*Written problem*. Only the lines from the start of the data to the line containing "const iR3Marks = [100, 20, 0, 0, 0];", both included, should be output, exactly and without pictures.

^^^^^^^^

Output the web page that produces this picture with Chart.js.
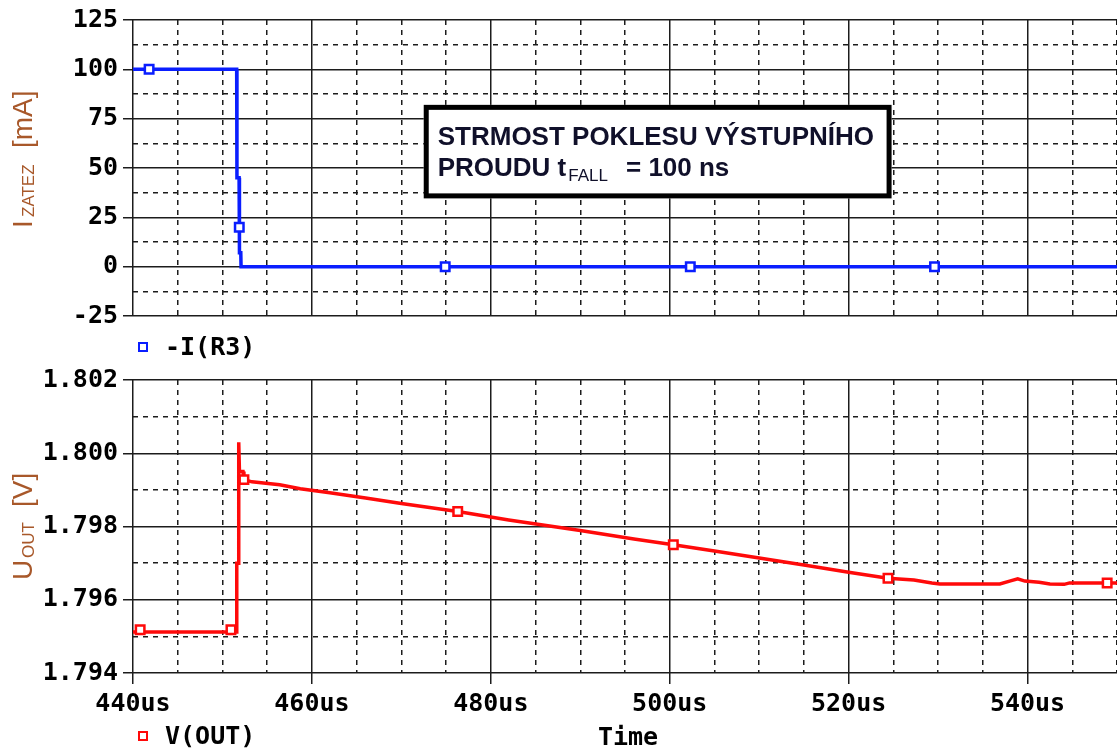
<!DOCTYPE html>
<html>
<head>
<meta charset="utf-8">
<script src="https://cdn.jsdelivr.net/npm/chart.js@4.4.1/dist/chart.umd.min.js"></script>
<style>
  html, body { margin: 0; padding: 0; background: #fff; }
  #wrap { position: relative; width: 1117px; height: 749px; overflow: hidden; }
  canvas { position: absolute; left: 0; }
  #chartI { top: 0; }
  #chartV { top: 360px; }
</style>
</head>
<body>
<div id="wrap">
  <canvas id="chartI" width="1117" height="360"></canvas>
  <canvas id="chartV" width="1117" height="389"></canvas>
</div>
<script>
// load current -I(R3) [mA] vs time [us]
const timeI = [440, 451.59, 451.62, 451.86, 451.9, 452.05, 452.08, 550];
const iR3 = [100, 100, 45, 45, 7, 7, 0, 0];
const timeIMarks = [441.8, 451.88, 474.9, 502.3, 529.6];
const iR3Marks = [100, 20, 0, 0, 0];

// output voltage V(OUT) [V] vs time [us]
const timeV = [440, 451.55, 451.6, 451.8, 451.82, 451.9, 452.3, 452.4, 453.3, 456.4, 458.7, 462, 466, 470, 476.3,
  482, 490, 496, 500.4, 505, 510, 515, 520, 524.4, 527.3, 529.3, 530.2, 536.9, 538.0, 538.9, 539.7, 541.3,
  542.5, 544.1, 544.7, 550];
const vOut = [1.79512, 1.79512, 1.7970, 1.7970, 1.8003, 1.79950, 1.79950, 1.79928, 1.79922, 1.79914, 1.79903,
  1.79892, 1.79878, 1.79863, 1.79841, 1.79818, 1.79789, 1.79766, 1.79750, 1.79733, 1.79714, 1.79695, 1.79675,
  1.79659, 1.79654, 1.79646, 1.79643, 1.79643, 1.79651, 1.79657, 1.79651, 1.79648, 1.79643, 1.79642, 1.79646,
  1.79646];
const timeVMarks = [440.8, 450.95, 452.4, 476.3, 500.4, 524.4, 548.9];
const vOutMarks = [1.79518, 1.79518, 1.79928, 1.79841, 1.79750, 1.79659, 1.79646];

// labelled ticks
const timeTicks = [440, 460, 480, 500, 520, 540];
const iTicks = [-25, 0, 25, 50, 75, 100, 125];
const vTicks = [1.794, 1.796, 1.798, 1.800, 1.802];

const BLUE = '#0a1eff';
const RED = '#ff0a0a';
const GRID = '#1c1c1c';
const TITLE_COLOR = '#a8582a';
const MONO = 'bold 25px "DejaVu Sans Mono"';
const TICK_FONT = { family: 'DejaVu Sans Mono', size: 25, weight: 'bold' };

const near = (v, list, eps) => list.some(t => Math.abs(t - v) < eps);
const majorT = v => near(v, timeTicks, 1e-6);
const majorI = v => near(v, iTicks, 1e-6);
const majorV = v => near(v, vTicks, 1e-7);

function toPoints(xs, ys) {
  return xs.map((x, i) => ({ x: x, y: ys[i] }));
}

function timeAxis(withLabels) {
  return {
    type: 'linear', min: 440, max: 550,
    afterFit: s => {
      s.height = withLabels ? 76 : 0;
      // plot runs right up to the canvas edge
      s.paddingLeft = 0;
      s.paddingRight = 0;
    },
    ticks: {
      display: withLabels, stepSize: 5, autoSkip: false, maxRotation: 0, minRotation: 0,
      padding: 5, color: '#000', font: TICK_FONT,
      callback: v => majorT(v) ? v + 'us' : ''
    },
    grid: {
      color: GRID, lineWidth: 1.5, drawTicks: withLabels, tickLength: 11, tickWidth: 1.5,
      tickColor: c => (c.tick && majorT(c.tick.value)) ? GRID : 'rgba(0,0,0,0)'
    },
    border: { display: false, dash: c => (c.tick && majorT(c.tick.value)) ? [] : [5, 5] }
  };
}

function valueAxis(min, max, step, isMajor, fmt) {
  return {
    type: 'linear', min: min, max: max,
    afterFit: s => { s.width = 133; },
    ticks: {
      stepSize: step, autoSkip: false, padding: 5, color: '#000', font: TICK_FONT,
      callback: v => isMajor(v) ? fmt(v) : ''
    },
    grid: {
      color: GRID, lineWidth: 1.5, tickLength: 10, tickWidth: 1.5,
      tickColor: c => (c.tick && isMajor(c.tick.value)) ? GRID : 'rgba(0,0,0,0)'
    },
    border: { display: false, dash: c => (c.tick && isMajor(c.tick.value)) ? [] : [5, 5] }
  };
}

// rotated axis title with a subscript, read bottom to top
function sideTitle(ctx, baseX, startY, main, sub, tail, subAt, tailAt) {
  ctx.save();
  ctx.translate(baseX, startY);
  ctx.rotate(-Math.PI / 2);
  ctx.fillStyle = TITLE_COLOR;
  ctx.textAlign = 'left';
  ctx.textBaseline = 'alphabetic';
  ctx.font = '28px "Liberation Sans"';
  ctx.fillText(main, 0, 0);
  ctx.fillText(tail, tailAt, 0);
  ctx.font = '17px "Liberation Sans"';
  ctx.fillText(sub, subAt, 2);
  ctx.restore();
}

function legendEntry(ctx, x, y, color, text) {
  ctx.save();
  ctx.strokeStyle = color;
  ctx.lineWidth = 2;
  ctx.strokeRect(x - 4, y - 4, 8, 8);
  ctx.fillStyle = '#000';
  ctx.font = MONO;
  ctx.textAlign = 'left';
  ctx.textBaseline = 'middle';
  ctx.fillText(text, x + 22, y + 1);
  ctx.restore();
}

const seriesLine = (data, color) => ({
  type: 'line', data: data, borderColor: color, borderWidth: 3.5,
  pointRadius: 0, tension: 0, fill: false
});
const seriesMarks = (data, color) => ({
  type: 'scatter', data: data, showLine: false, pointStyle: 'rect', pointRadius: 6,
  pointBorderWidth: 2.5, borderColor: color, backgroundColor: '#fff',
  pointBackgroundColor: '#fff', pointBorderColor: color
});

const baseOptions = {
  responsive: false, animation: false, events: [],
  plugins: { legend: { display: false }, tooltip: { enabled: false } }
};

new Chart(document.getElementById('chartI'), {
  type: 'line',
  data: {
    datasets: [
      seriesMarks(toPoints(timeIMarks, iR3Marks), BLUE),
      seriesLine(toPoints(timeI, iR3), BLUE)
    ]
  },
  options: Object.assign({}, baseOptions, {
    layout: { autoPadding: false, padding: { top: 20, right: 0, bottom: 44, left: 0 } },
    scales: {
      x: timeAxis(false),
      y: valueAxis(-25, 125, 12.5, majorI, v => String(v))
    }
  }),
  plugins: [{
    id: 'extrasI',
    afterDatasetsDraw(chart) {
      const ctx = chart.ctx;
      const x = chart.scales.x, y = chart.scales.y;
      // note box
      const l = x.getPixelForValue(472.5), r = x.getPixelForValue(524.8);
      const t = y.getPixelForValue(82), b = y.getPixelForValue(34.6);
      ctx.save();
      ctx.fillStyle = '#fff';
      ctx.fillRect(l, t, r - l, b - t);
      ctx.lineWidth = 5;
      ctx.strokeStyle = '#000';
      ctx.strokeRect(l + 2.5, t + 2.5, r - l - 5, b - t - 5);
      ctx.fillStyle = '#10102a';
      ctx.textAlign = 'left';
      ctx.textBaseline = 'alphabetic';
      ctx.font = 'bold 26px "Liberation Sans"';
      ctx.fillText('STRMOST POKLESU VÝSTUPNÍHO', l + 14, t + 40);
      let px = l + 14;
      ctx.fillText('PROUDU t', px, t + 71);
      px += ctx.measureText('PROUDU t').width + 2;
      ctx.font = '17px "Liberation Sans"';
      ctx.fillText('FALL', px, t + 76);
      px += ctx.measureText('FALL').width + 18;
      ctx.font = 'bold 26px "Liberation Sans"';
      ctx.fillText('= 100 ns', px, t + 71);
      ctx.restore();

      sideTitle(ctx, 32, 228, 'I', 'ZATEZ', '[mA]', 11, 80);
      legendEntry(ctx, chart.chartArea.left + 10, 347, BLUE, '-I(R3)');
    }
  }]
});

new Chart(document.getElementById('chartV'), {
  type: 'line',
  data: {
    datasets: [
      seriesMarks(toPoints(timeVMarks, vOutMarks), RED),
      seriesLine(toPoints(timeV, vOut), RED)
    ]
  },
  options: Object.assign({}, baseOptions, {
    layout: { autoPadding: false, padding: { top: 16, right: 0, bottom: 0, left: 0 } },
    scales: {
      x: timeAxis(true),
      y: valueAxis(1.794, 1.802, 0.001, majorV, v => v.toFixed(3))
    }
  }),
  plugins: [{
    id: 'extrasV',
    afterDraw(chart) {
      const ctx = chart.ctx;
      sideTitle(ctx, 32, 220, 'U', 'OUT', '[V]', 22, 73);
      legendEntry(ctx, chart.chartArea.left + 10, 376, RED, 'V(OUT)');
      ctx.save();
      ctx.fillStyle = '#000';
      ctx.font = MONO;
      ctx.textAlign = 'center';
      ctx.textBaseline = 'middle';
      ctx.fillText('Time', 628, 378);
      ctx.restore();
    }
  }]
});
</script>
</body>
</html>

^^^^^^^^

*Solved exercise*.
Output the web page that produces this picture with Chart.js.
<!DOCTYPE html>
<html>
<head>
<meta charset="utf-8">
<script src="https://cdn.jsdelivr.net/npm/chart.js@4.4.1/dist/chart.umd.min.js"></script>
<style>
  html, body { margin: 0; padding: 0; background: #fff; }
  #wrap { position: relative; width: 1117px; height: 749px; overflow: hidden; }
  canvas { position: absolute; left: 0; }
  #chartI { top: 0; }
  #chartV { top: 360px; }
</style>
</head>
<body>
<div id="wrap">
  <canvas id="chartI" width="1117" height="360"></canvas>
  <canvas id="chartV" width="1117" height="389"></canvas>
</div>
<script>
// load current -I(R3) [mA] vs time [us]
const timeI = [440, 451.59, 451.62, 451.86, 451.9, 452.05, 452.08, 550];
const iR3 = [100, 100, 45, 45, 7, 7, 0, 0];
const timeIMarks = [441.8, 451.88, 474.9, 502.3, 529.6];
const iR3Marks = [100, 20, 0, 0, 0];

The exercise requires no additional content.